First rivers meeting draws significant interest
A large crowd of passionate users of the Flathead River’s three forks turned out for the first of what promises to be a long string of meetings to develop a new comprehensive river management plan.
The plan will encompass the wild and scenic sections of the North, Middle and South Forks of the Flathead.
It does not include the mainstem of the Flathead, the Hungry Horse Reservoir or the South Fork below the Hungry Horse Dam.
Those sections of the river are not designated as wild and scenic.
There is a management plan for the forks currently in place — but it’s dated. The first management plan was developed in 1980 and the recreation plan in 1986. Since then, the valley’s population has grown to more than 100,000 and more than 3 million people have been turning the gates at Glacier National Park in the past couple of years.

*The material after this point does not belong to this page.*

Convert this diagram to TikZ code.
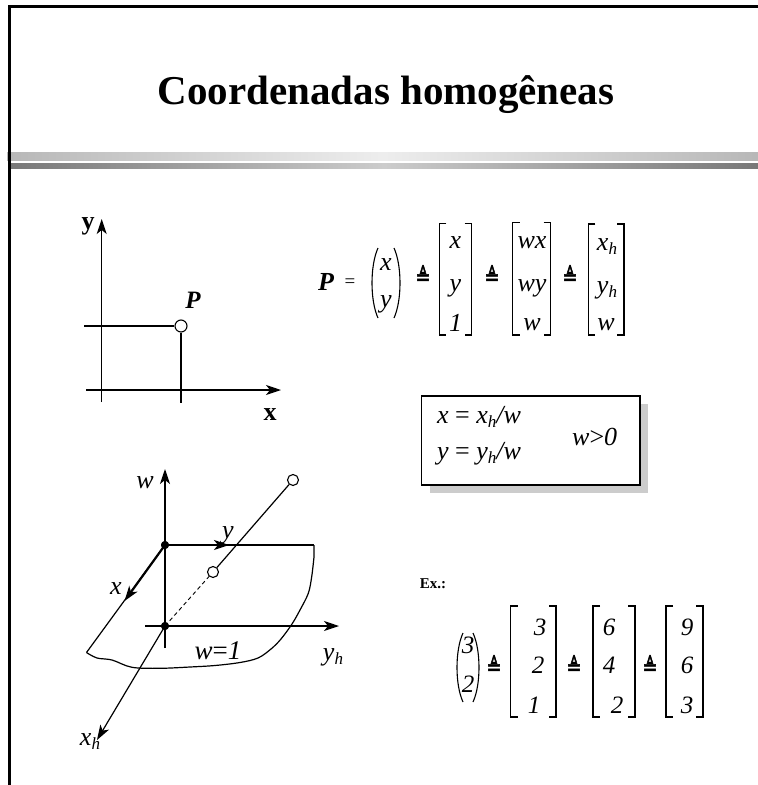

That all adds up to more crowds and more impacts on the 219 miles of rivers of the Flathead in the wild and scenic system.
“The amount of people on our rivers is growing,” said longtime North Forker Lynn Ogle. “They leave debris of all sorts.”
But will the plan lead to a permit system or some other quota system to ease crowding?
“Today, we’re not ready to answer that question,” said Forest Service staff officer Gary Danczyk after the meeting. He noted that it was a “slippery slope” when agencies start saying who can and can’t use a river.
The only highly regulated river in Montana is the Smith River — people have to have a permit to float its most scenic stretches. But those stretches also run through private property. The Flathead’s forks largely run through public lands, with the exception of the upper North Fork’s western boundary, which is largely private land.
Stakeholders also had a host of other concerns that ranged from the threat of an oils spill if a train were to derail, to dust from the North Fork Road to political meddling in the entire process.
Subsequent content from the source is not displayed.